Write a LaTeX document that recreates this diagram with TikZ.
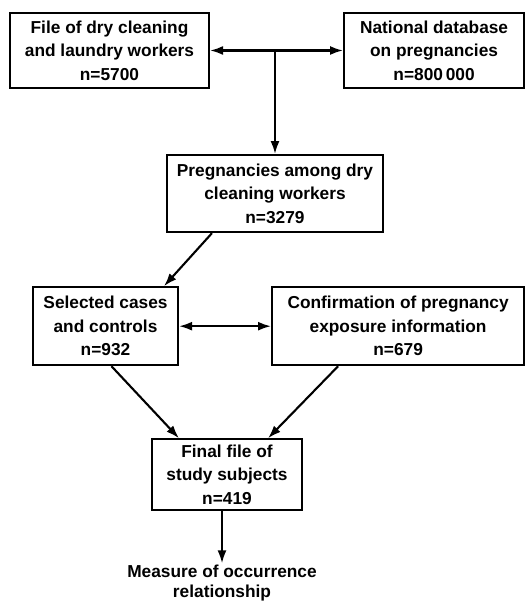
\documentclass[tikz,border=0pt]{standalone}
\usepackage{fontspec}
\setmainfont{Liberation Sans}
\usepackage{tikz}
\usetikzlibrary{arrows.meta,positioning,calc}

\begin{document}
\begin{tikzpicture}[font=\fontsize{17.3}{23.5}\selectfont\bfseries, node distance=3mm,
    box/.style={draw, line width=2.1pt, align=center, inner sep=2pt},
    flow/.style={line width=2.1pt, -{Latex[length=13pt,width=9pt]}},
    both/.style={line width=2.1pt, {Latex[length=13pt,width=9pt]}-{Latex[length=13pt,width=9pt]}}]
  \useasboundingbox (0,0) rectangle (525pt,601pt);
  \node (workers) [box, minimum width=199pt, minimum height=75pt] at (109.5pt,550.5pt)
    {File of dry cleaning\\ and laundry workers\\ n=5700};
  \node (natdb) [box, minimum width=180pt, minimum height=75pt, right=133pt of workers]
    {National database\\ on pregnancies\\ n=800\,000};
  \node (preg) [box, minimum width=216pt, minimum height=77pt, below=65pt of workers, xshift=165.5pt]
    {Pregnancies among dry\\ cleaning workers\\ n=3279};
  \node (cases) [box, minimum width=145pt, minimum height=78pt, below=53pt of preg, xshift=-169.5pt]
    {Selected cases\\ and controls\\ n=932};
  \node (confirm) [box, minimum width=252pt, minimum height=78pt, right=92pt of cases]
    {Confirmation of pregnancy\\ exposure information\\ n=679};
  \node (final) [box, minimum width=150pt, minimum height=71pt, below=72pt of cases, xshift=121.5pt]
    {Final file of\\ study subjects\\ n=419};
  \node (measure) [below=52pt of final, xshift=-5pt, align=center, inner sep=1pt,
                   font=\fontsize{17.3}{20}\selectfont\bfseries]
    {Measure of occurrence\\ relationship};
  \coordinate (split) at (preg.north |- workers.east);
  \draw[both] (workers) -- (natdb);
  \draw[flow] (split) -- (preg);
  \draw[flow] ([xshift=46pt]preg.south west) -- ([xshift=-15pt]cases.north east);
  \draw[both] (cases) -- (confirm);
  \draw[flow] ([xshift=6pt]cases.south) -- ([xshift=28pt]final.north west);
  \draw[flow] ([xshift=67pt]confirm.south west) -- ([xshift=-35pt]final.north east);
  \draw[flow] (final.south -| measure.north) -- (measure);
\end{tikzpicture}
\end{document}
_ _ _ _
→ **Problem statement**: Print the listing above in full, exactly as written. Omit any pictures.

→ **Exercise result**:
Write a LaTeX document that recreates this diagram with TikZ.
\documentclass[tikz,border=0pt]{standalone}
\usepackage{fontspec}
\setmainfont{Liberation Sans}
\usepackage{tikz}
\usetikzlibrary{arrows.meta,positioning,calc}

\begin{document}
\begin{tikzpicture}[font=\fontsize{17.3}{23.5}\selectfont\bfseries, node distance=3mm,
    box/.style={draw, line width=2.1pt, align=center, inner sep=2pt},
    flow/.style={line width=2.1pt, -{Latex[length=13pt,width=9pt]}},
    both/.style={line width=2.1pt, {Latex[length=13pt,width=9pt]}-{Latex[length=13pt,width=9pt]}}]
  \useasboundingbox (0,0) rectangle (525pt,601pt);
  \node (workers) [box, minimum width=199pt, minimum height=75pt] at (109.5pt,550.5pt)
    {File of dry cleaning\\ and laundry workers\\ n=5700};
  \node (natdb) [box, minimum width=180pt, minimum height=75pt, right=133pt of workers]
    {National database\\ on pregnancies\\ n=800\,000};
  \node (preg) [box, minimum width=216pt, minimum height=77pt, below=65pt of workers, xshift=165.5pt]
    {Pregnancies among dry\\ cleaning workers\\ n=3279};
  \node (cases) [box, minimum width=145pt, minimum height=78pt, below=53pt of preg, xshift=-169.5pt]
    {Selected cases\\ and controls\\ n=932};
  \node (confirm) [box, minimum width=252pt, minimum height=78pt, right=92pt of cases]
    {Confirmation of pregnancy\\ exposure information\\ n=679};
  \node (final) [box, minimum width=150pt, minimum height=71pt, below=72pt of cases, xshift=121.5pt]
    {Final file of\\ study subjects\\ n=419};
  \node (measure) [below=52pt of final, xshift=-5pt, align=center, inner sep=1pt,
                   font=\fontsize{17.3}{20}\selectfont\bfseries]
    {Measure of occurrence\\ relationship};
  \coordinate (split) at (preg.north |- workers.east);
  \draw[both] (workers) -- (natdb);
  \draw[flow] (split) -- (preg);
  \draw[flow] ([xshift=46pt]preg.south west) -- ([xshift=-15pt]cases.north east);
  \draw[both] (cases) -- (confirm);
  \draw[flow] ([xshift=6pt]cases.south) -- ([xshift=28pt]final.north west);
  \draw[flow] ([xshift=67pt]confirm.south west) -- ([xshift=-35pt]final.north east);
  \draw[flow] (final.south -| measure.north) -- (measure);
\end{tikzpicture}
\end{document}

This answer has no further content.